The predominant analysis of privacy on Facebook focuses on personal
information revelation. This paper is critical of this kind of research and introduces an
alternative analytical framework for studying privacy on Facebook, social networking sites
and web 2.0. This framework is connecting the phenomenon of online privacy to the
political economy of capitalism—a focus that has thus far been rather neglected in research
literature about Internet and web 2.0 privacy. Liberal privacy philosophy tends to ignore
the political economy of privacy in capitalism that can mask socio-economic inequality and
protect capital and the rich from public accountability. Facebook is in this paper analyzed
with the help of an approach, in which privacy for dominant groups, in regard to the ability
of keeping wealth and power secret from the public, is seen as problematic, whereas
privacy at the bottom of the power pyramid for consumers and normal citizens is seen as a
protection from dominant interests. Facebook’s understanding of privacy is based on an
understanding that stresses self-regulation and on an individualistic understanding of
privacy. The theoretical analysis of the political economy of privacy on Facebook in this
paper is based on the political theories of Karl Marx, Hannah Arendt and Jürgen Habermas.

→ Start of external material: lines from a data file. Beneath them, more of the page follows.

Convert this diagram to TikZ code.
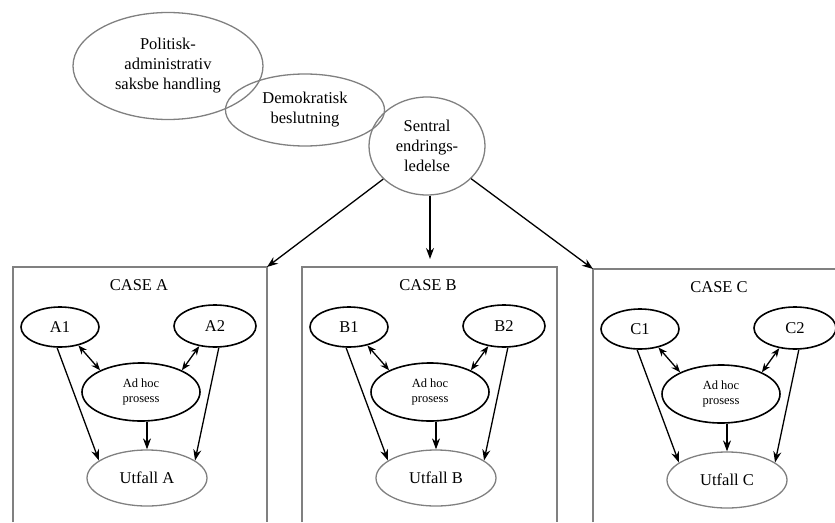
\documentclass[tikz,border=0pt]{standalone}
\usepackage{fontspec}
\setmainfont{Liberation Serif}
\usetikzlibrary{arrows.meta,shapes.geometric}

\definecolor{outlinegray}{RGB}{128,128,128}

\tikzset{
  bigoval/.style={ellipse, draw=outlinegray, line width=1.3pt, inner sep=0pt,
    align=center, font=\fontsize{16.5}{20}\selectfont},
  actoroval/.style={ellipse, draw=black, line width=1.6pt, inner sep=0pt,
    align=center, font=\fontsize{16.5}{20}\selectfont},
  processoval/.style={ellipse, draw=black, line width=1.6pt, inner sep=0pt,
    align=center, font=\fontsize{12.5}{14.5}\selectfont},
  outcomeoval/.style={ellipse, draw=outlinegray, line width=1.3pt, inner sep=0pt,
    align=center, font=\fontsize{16.5}{20}\selectfont},
  boxline/.style={draw=outlinegray, line width=1.3pt},
  casetitle/.style={inner sep=0pt, font=\fontsize{16.5}{20}\selectfont},
  flow/.style={draw=black, line width=1.3pt, -{Stealth[length=11pt,width=8pt]}},
  mutual/.style={draw=black, line width=1.3pt,
    {Stealth[length=9pt,width=7pt]}-{Stealth[length=9pt,width=7pt]}},
}

% One case panel: #1 letter, #2 left edge, #3 top edge, #4 right edge
\newcommand\casepanel[4]{%
  \coordinate (box#1nw) at (#2,#3);
  \coordinate (box#1ne) at (#4,#3);
  \draw[boxline] (#2,522) -- (box#1nw) -- (box#1ne) -- (#4,522);
  \begin{scope}[shift={(#2,#3)}]
    \node[casetitle] (#1title) at (126,18) {CASE #1};
    \node[actoroval, minimum width=78, minimum height=40] (#11) at (47,60) {#11};
    \node[actoroval, minimum width=82, minimum height=42] (#12) at (202,59) {#12};
    \node[processoval, minimum width=118, minimum height=58] (#1adhoc) at (128,125) {Ad hoc\\prosess};
    \node[outcomeoval, minimum width=120, minimum height=56] (#1utfall) at (134,211) {Utfall #1};
  \end{scope}
  \draw[mutual] (#11.-45) -- (#1adhoc.152);
  \draw[mutual] (#12.232) -- (#1adhoc.28);
  \draw[flow] (#11.-98) -- (#1utfall.160);
  \draw[flow] (#12.-80) -- (#1utfall.20);
  \draw[flow] (#1adhoc.south -| #1utfall.north) -- (#1utfall.north);
}

\begin{document}
\begin{tikzpicture}[x=1pt, y=-1pt]
  \useasboundingbox (0,0) rectangle (835,522);

  % upper chain of overlapping ovals
  \node[bigoval, minimum width=190, minimum height=107] (politisk) at (168,66)
    {Politisk-\\administrativ\\saksbe handling};
  \node[bigoval, minimum width=159, minimum height=72] (demokratisk) at (305,110)
    {Demokratisk\\beslutning};
  \node[bigoval, minimum width=116, minimum height=98] (sentral) at (427,146)
    {Sentral\\endrings-\\ledelse};

  % the three case panels
  \casepanel{A}{13}{267}{267}
  \casepanel{B}{302}{267}{557}
  \casepanel{C}{593}{269}{845}

  % central change management feeds each case
  \coordinate (Bentry) at (430,259);
  \draw[flow] (sentral) -- (boxAne);
  \draw[flow] (sentral.south -| Bentry) -- (Bentry);
  \draw[flow] (sentral) -- (boxCnw);
\end{tikzpicture}
\end{document}
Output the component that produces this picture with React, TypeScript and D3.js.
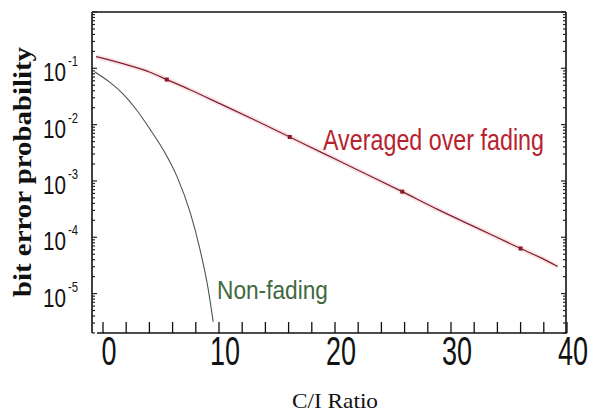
import React, { useEffect, useRef } from 'react';
import * as d3 from 'd3';

// averaged over fading
const fadeX = [-0.6, 0.6, 2.6, 4.05, 5.5, 7.5, 10.3, 13.3, 16.1, 19.0, 21.6, 25.8, 28.8, 32.5, 36.0, 37.9, 39.2];
const fadeY = [0.161, 0.14, 0.107, 0.0851, 0.0631, 0.0417, 0.0224, 0.0115, 0.00603, 0.00309, 0.0017, 6.46e-4, 3.16e-4, 1.38e-4, 6.31e-5, 4.17e-5, 3.02e-5];
const fadeMarks = [5.5, 16.1, 25.8, 36.0];

// non-fading
const nfX = [-0.7, 0.6, 1.7, 2.9, 4.05, 5.2, 6.4, 7.5, 8.4, 9.05, 9.5];
const nfY = [0.086, 0.0562, 0.0355, 0.0182, 0.00832, 0.00355, 0.00117, 2.82e-4, 5.62e-5, 1.26e-5, 3.16e-6];

const xTickLabels = [0, 10, 20, 30, 40];
const yDecades = [-1, -2, -3, -4, -5];

export default function App() {
  const svgRef = useRef<SVGSVGElement | null>(null);

  useEffect(() => {
    const width = 590;
    const height = 412;
    const left = 92, right = 566, top = 12, bottom = 333;

    const svg = d3.select(svgRef.current).attr('width', width).attr('height', height);
    svg.selectAll('*').remove();

    const x = d3.scaleLinear().domain([0, 40]).range([103, 567]);
    const y = d3.scaleLog().domain([Math.pow(10, -5.7), 1]).range([bottom, top]);

    // frame
    const frame = svg.append('g').attr('stroke', '#111').attr('stroke-width', 1.6).attr('fill', 'none');
    frame.append('line').attr('x1', left).attr('x2', left).attr('y1', top).attr('y2', bottom);
    frame.append('line').attr('x1', left).attr('x2', right).attr('y1', top).attr('y2', top);
    frame.append('line').attr('x1', right).attr('x2', right).attr('y1', top).attr('y2', bottom);
    frame.append('line').attr('x1', 97).attr('x2', 567).attr('y1', bottom).attr('y2', bottom);

    // x ticks every 2
    const xt = d3.range(0, 41, 2);
    svg.append('g').selectAll('line').data(xt).enter().append('line')
      .attr('x1', (d) => x(d)).attr('x2', (d) => x(d))
      .attr('y1', bottom).attr('y2', bottom - 11)
      .attr('stroke', '#111').attr('stroke-width', 1.3);

    // log ticks on both sides
    const logTicks: { v: number; major: boolean }[] = [];
    for (let dcd = -6; dcd <= 0; dcd++) {
      for (let k = 1; k <= 9; k++) {
        const v = k * Math.pow(10, dcd);
        if (v >= Math.pow(10, -5.7) && v <= 1) logTicks.push({ v, major: k === 1 });
      }
    }
    const yt = svg.append('g').attr('stroke', '#222').attr('stroke-width', 1.2);
    logTicks.forEach((t) => {
      const len = t.major ? 5 : 3;
      yt.append('line').attr('x1', left).attr('x2', left + len).attr('y1', y(t.v)).attr('y2', y(t.v));
      yt.append('line').attr('x1', right).attr('x2', right - len).attr('y1', y(t.v)).attr('y2', y(t.v));
    });

    // x tick labels
    svg.append('g').selectAll('text').data(xTickLabels).enter().append('text')
      .attr('x', (d) => x(d) + 6 - (d === 0 ? 7.5 : 15))
      .attr('y', 365)
      .attr('textLength', (d) => (d === 0 ? 15 : 30))
      .attr('lengthAdjust', 'spacingAndGlyphs')
      .attr('font-family', 'Liberation Sans, Arial, sans-serif')
      .attr('font-size', 41)
      .attr('fill', '#111')
      .text((d) => d);

    // y tick labels 10^-n
    const yl = svg.append('g').attr('font-family', 'Liberation Sans, Arial, sans-serif').attr('fill', '#111');
    yDecades.forEach((dcd) => {
      const py = y(Math.pow(10, dcd)) + 13;
      yl.append('text').attr('x', 43).attr('y', py)
        .attr('font-size', 25).attr('textLength', 23).attr('lengthAdjust', 'spacingAndGlyphs')
        .text('10');
      yl.append('text').attr('x', 68).attr('y', py - 15)
        .attr('font-size', 14).attr('textLength', 10).attr('lengthAdjust', 'spacingAndGlyphs')
        .text(String(dcd));
    });

    const line = d3.line<[number, number]>().x((d) => x(d[0])).y((d) => y(d[1])).curve(d3.curveMonotoneX);

    const fadePts = fadeX.map((v, i) => [v, fadeY[i]] as [number, number]);
    const nfPts = nfX.map((v, i) => [v, nfY[i]] as [number, number]);

    // faint pink glow under the red curve
    svg.append('path').attr('d', line(fadePts)).attr('fill', 'none')
      .attr('stroke', '#f8d8dc').attr('stroke-width', 5).attr('opacity', 0.7);
    svg.append('path').attr('d', line(fadePts)).attr('fill', 'none')
      .attr('stroke', '#7e2030').attr('stroke-width', 1.2);

    const interpY = (v: number) => {
      const i = d3.bisectLeft(fadeX, v);
      if (fadeX[i] === v) return fadeY[i];
      const x0 = fadeX[i - 1], x1 = fadeX[i];
      const t = (v - x0) / (x1 - x0);
      return Math.pow(10, Math.log10(fadeY[i - 1]) * (1 - t) + Math.log10(fadeY[i]) * t);
    };
    svg.append('g').selectAll('rect').data(fadeMarks).enter().append('rect')
      .attr('x', (d) => x(d) - 2).attr('y', (d) => y(interpY(d)) - 2)
      .attr('width', 4).attr('height', 4).attr('fill', '#8a1a2a');

    svg.append('path').attr('d', line(nfPts)).attr('fill', 'none')
      .attr('stroke', '#4b574b').attr('stroke-width', 1.1);

    // curve labels
    svg.append('text').attr('x', 323).attr('y', 150)
      .attr('font-family', 'Liberation Sans, Arial, sans-serif').attr('font-size', 29)
      .attr('textLength', 221).attr('lengthAdjust', 'spacingAndGlyphs')
      .attr('fill', '#b8222e').text('Averaged over fading');
    svg.append('text').attr('x', 217).attr('y', 299)
      .attr('font-family', 'Liberation Sans, Arial, sans-serif').attr('font-size', 25)
      .attr('textLength', 111).attr('lengthAdjust', 'spacingAndGlyphs')
      .attr('fill', '#3f6a3f').text('Non-fading');

    // axis titles
    svg.append('text').attr('x', 378 - 86).attr('y', 408)
      .attr('font-family', 'Liberation Serif, Times New Roman, serif').attr('font-size', 21)
      .attr('textLength', 86).attr('lengthAdjust', 'spacingAndGlyphs')
      .attr('fill', '#111').text('C/I Ratio');
    svg.append('text')
      .attr('transform', 'translate(31,297) rotate(-90)')
      .attr('font-family', 'Liberation Serif, Times New Roman, serif').attr('font-size', 25)
      .attr('font-weight', 'bold')
      .attr('textLength', 250).attr('lengthAdjust', 'spacingAndGlyphs')
      .attr('fill', '#111').text('bit error probability');
  }, []);

  return <svg ref={svgRef} style={{ position: 'absolute', left: 0, top: 0, background: '#fff' }}></svg>;
}
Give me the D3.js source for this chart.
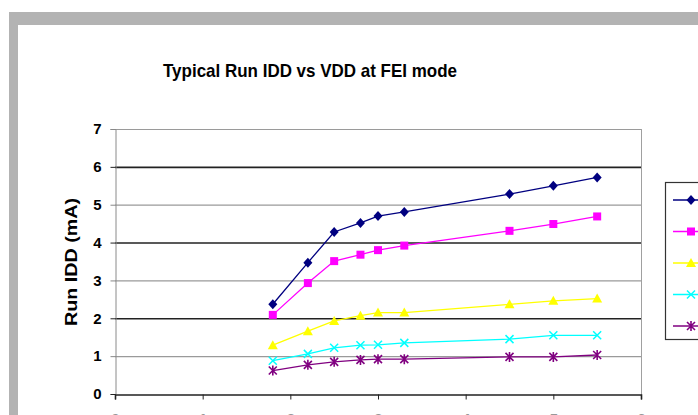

Based on the political economist Dallas Smythe’s concept of audience commodification,
the process of prosumer commodification on Facebook is analyzed. The political economy
of privacy on Facebook is analyzed with the help of a theory of drives that is grounded in
Herbert Marcuse’s interpretation of Sigmund Freud, which allows to analyze Facebook
based on the concept of play labor (= the convergence of play and labor).